* Stated problem
Retype each line of the material exactly, please, skipping any picture in it.

* Data lines
[Begin]

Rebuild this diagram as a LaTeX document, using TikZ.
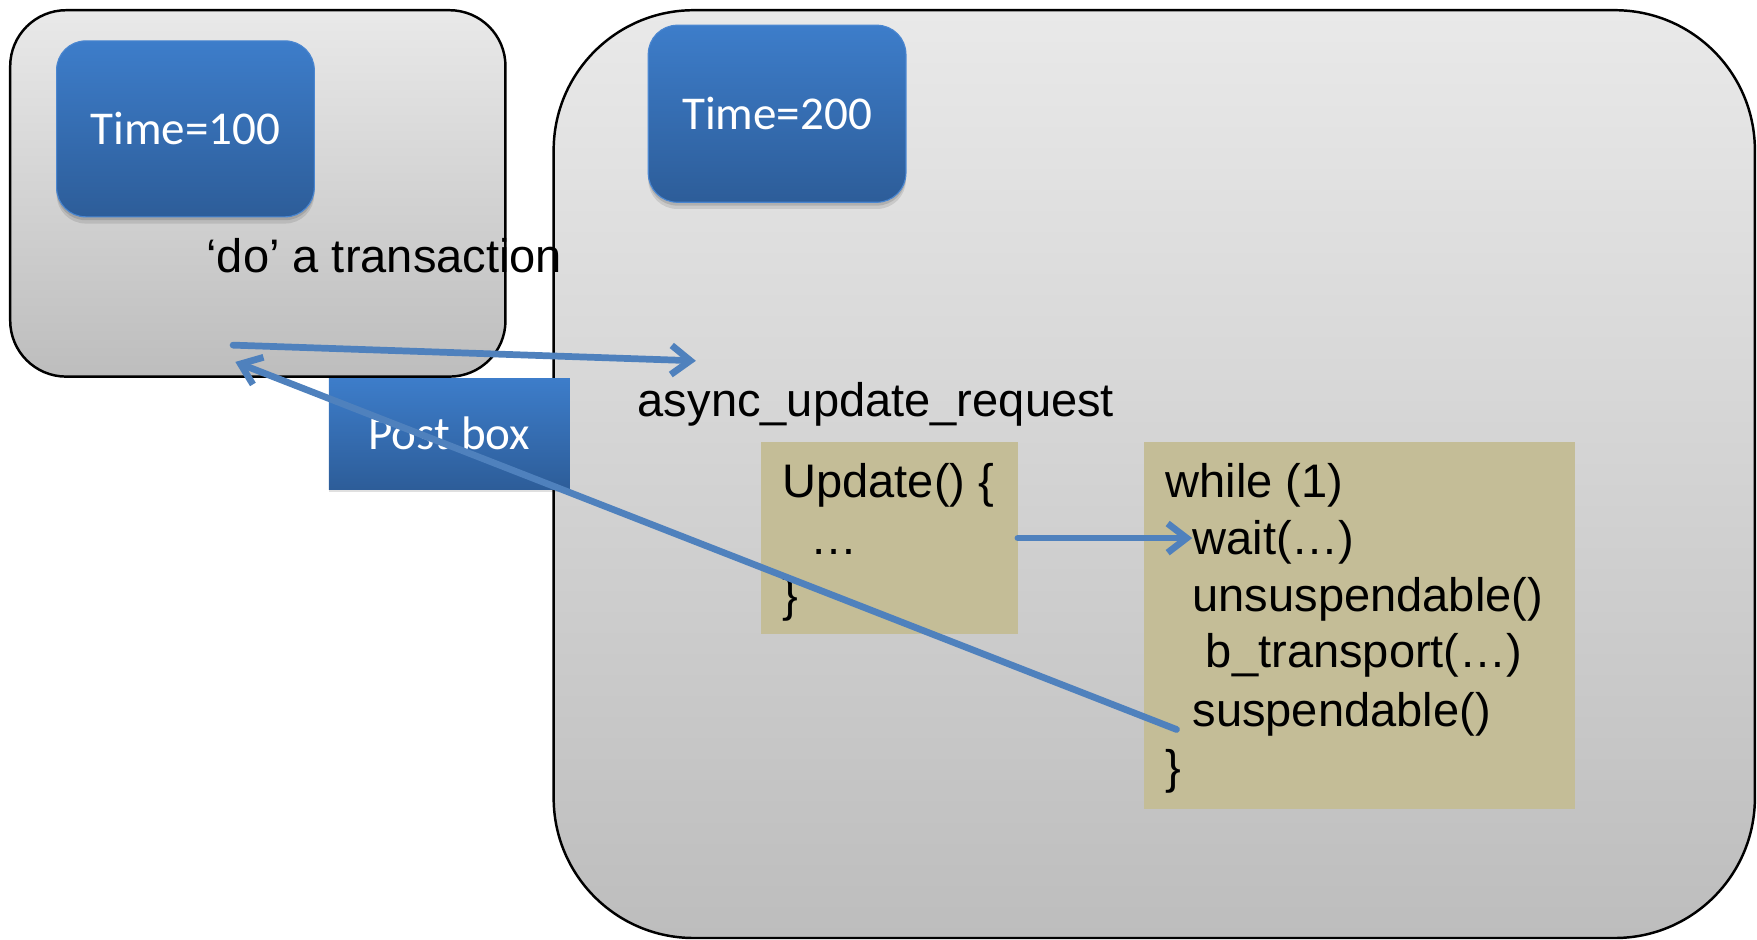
\documentclass[tikz,border=0pt]{standalone}
\usepackage{fontspec}
\setmainfont{Liberation Sans}
\newfontfamily\boxfont{Carlito}
\usetikzlibrary{arrows.meta}

\definecolor{panelTop}{HTML}{E9E9E9}
\definecolor{panelBot}{HTML}{BDBDBD}
\definecolor{blueTop}{HTML}{3D7DCA}
\definecolor{blueBot}{HTML}{2D5D99}
\definecolor{blueEdge}{HTML}{4A86D0}
\definecolor{codeTan}{HTML}{C4BD97}
\definecolor{flow}{HTML}{4F81BD}

\begin{document}
\begin{tikzpicture}[x=1pt,y=-1pt,
  panel/.style={draw=black, line width=2.2pt, top color=panelTop, bottom color=panelBot,
    anchor=north west, inner sep=0pt},
  softshadow/.style={
    preaction={fill=black, opacity=0.10, transform canvas={yshift=-6pt}},
    preaction={fill=black, opacity=0.12, transform canvas={yshift=-3pt}}},
  bluebox/.style={draw=blueEdge, line width=1pt, top color=blueTop, bottom color=blueBot,
    anchor=north west, inner sep=0pt, text=white,
    font=\boxfont\fontsize{42}{50}\selectfont},
  timebox/.style={bluebox, softshadow, rounded corners=26pt, minimum width=230pt, minimum height=157pt},
  codebox/.style={fill=codeTan, anchor=north west, inner sep=0pt},
  label/.style={anchor=base west, inner sep=0pt, font=\fontsize{42}{50}\selectfont},
  flowline/.style={draw=flow, line width=6pt, line cap=round,
    -{Straight Barb[length=17pt, width=26pt, line width=6pt]}}
]
\useasboundingbox (0,0) rectangle (1568,838);

% the two simulation contexts
\node[panel, rounded corners=50pt, minimum width=442pt, minimum height=327pt] (ctxA) at (8,8) {};
\node[panel, rounded corners=125pt, minimum width=1072pt, minimum height=828pt] (ctxB) at (493,8) {};

% local times
\node[timebox] (tA) at (50,36) {Time=100};
\node[timebox, minimum height=158pt] (tB) at (578,22) {Time=200};

% free labels
\node[label] (doTx) at (184,243) {‘do’ a transaction};
\node[label] (req) at (569,372) {async\_update\_request};

% update method
\node[codebox, minimum width=229pt, minimum height=172pt] (upd) at (679,394) {};
\node[label] (u1) at (698,444) {Update() \{};
\node[label] (u2) at (723,495) {…};
\node[label] (u3) at (698,546) {\}};

% thread loop
\node[codebox, minimum width=384pt, minimum height=328pt] (loop) at (1021,394) {};
\node[label] (w1) at (1040,444) {while (1)};
\node[label] (w2) at (1064,495) {wait(…)};
\node[label] (w3) at (1064,546) {unsuspendable()};
\node[label] (w4) at (1076,596) {b\_transport(…)};
\node[label] (w5) at (1064,648) {suspendable()};
\node[label] (w6) at (1040,699) {\}};

% post box
\node[bluebox, draw=none, minimum width=215pt, minimum height=99pt,
  preaction={fill=black, opacity=0.12, transform canvas={yshift=-3pt}}]
  (post) at (293,337) {Post box};

% arrow end points
\coordinate (sendFrom) at (208,308);
\coordinate (sendTo) at (621,322);
\coordinate (replyFrom) at (1050,651);
\coordinate (replyTo) at (210,323);

% connectors
\draw[flowline] (sendFrom) -- (sendTo);
\draw[flowline] (replyFrom) -- (replyTo);
\draw[flowline] (upd.east) -- (upd.east -| w2.west);
\end{tikzpicture}
\end{document}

[End]

* Answer below
Rebuild this diagram as a LaTeX document, using TikZ.
\documentclass[tikz,border=0pt]{standalone}
\usepackage{fontspec}
\setmainfont{Liberation Sans}
\newfontfamily\boxfont{Carlito}
\usetikzlibrary{arrows.meta}

\definecolor{panelTop}{HTML}{E9E9E9}
\definecolor{panelBot}{HTML}{BDBDBD}
\definecolor{blueTop}{HTML}{3D7DCA}
\definecolor{blueBot}{HTML}{2D5D99}
\definecolor{blueEdge}{HTML}{4A86D0}
\definecolor{codeTan}{HTML}{C4BD97}
\definecolor{flow}{HTML}{4F81BD}

\begin{document}
\begin{tikzpicture}[x=1pt,y=-1pt,
  panel/.style={draw=black, line width=2.2pt, top color=panelTop, bottom color=panelBot,
    anchor=north west, inner sep=0pt},
  softshadow/.style={
    preaction={fill=black, opacity=0.10, transform canvas={yshift=-6pt}},
    preaction={fill=black, opacity=0.12, transform canvas={yshift=-3pt}}},
  bluebox/.style={draw=blueEdge, line width=1pt, top color=blueTop, bottom color=blueBot,
    anchor=north west, inner sep=0pt, text=white,
    font=\boxfont\fontsize{42}{50}\selectfont},
  timebox/.style={bluebox, softshadow, rounded corners=26pt, minimum width=230pt, minimum height=157pt},
  codebox/.style={fill=codeTan, anchor=north west, inner sep=0pt},
  label/.style={anchor=base west, inner sep=0pt, font=\fontsize{42}{50}\selectfont},
  flowline/.style={draw=flow, line width=6pt, line cap=round,
    -{Straight Barb[length=17pt, width=26pt, line width=6pt]}}
]
\useasboundingbox (0,0) rectangle (1568,838);

% the two simulation contexts
\node[panel, rounded corners=50pt, minimum width=442pt, minimum height=327pt] (ctxA) at (8,8) {};
\node[panel, rounded corners=125pt, minimum width=1072pt, minimum height=828pt] (ctxB) at (493,8) {};

% local times
\node[timebox] (tA) at (50,36) {Time=100};
\node[timebox, minimum height=158pt] (tB) at (578,22) {Time=200};

% free labels
\node[label] (doTx) at (184,243) {‘do’ a transaction};
\node[label] (req) at (569,372) {async\_update\_request};

% update method
\node[codebox, minimum width=229pt, minimum height=172pt] (upd) at (679,394) {};
\node[label] (u1) at (698,444) {Update() \{};
\node[label] (u2) at (723,495) {…};
\node[label] (u3) at (698,546) {\}};

% thread loop
\node[codebox, minimum width=384pt, minimum height=328pt] (loop) at (1021,394) {};
\node[label] (w1) at (1040,444) {while (1)};
\node[label] (w2) at (1064,495) {wait(…)};
\node[label] (w3) at (1064,546) {unsuspendable()};
\node[label] (w4) at (1076,596) {b\_transport(…)};
\node[label] (w5) at (1064,648) {suspendable()};
\node[label] (w6) at (1040,699) {\}};

% post box
\node[bluebox, draw=none, minimum width=215pt, minimum height=99pt,
  preaction={fill=black, opacity=0.12, transform canvas={yshift=-3pt}}]
  (post) at (293,337) {Post box};

% arrow end points
\coordinate (sendFrom) at (208,308);
\coordinate (sendTo) at (621,322);
\coordinate (replyFrom) at (1050,651);
\coordinate (replyTo) at (210,323);

% connectors
\draw[flowline] (sendFrom) -- (sendTo);
\draw[flowline] (replyFrom) -- (replyTo);
\draw[flowline] (upd.east) -- (upd.east -| w2.west);
\end{tikzpicture}
\end{document}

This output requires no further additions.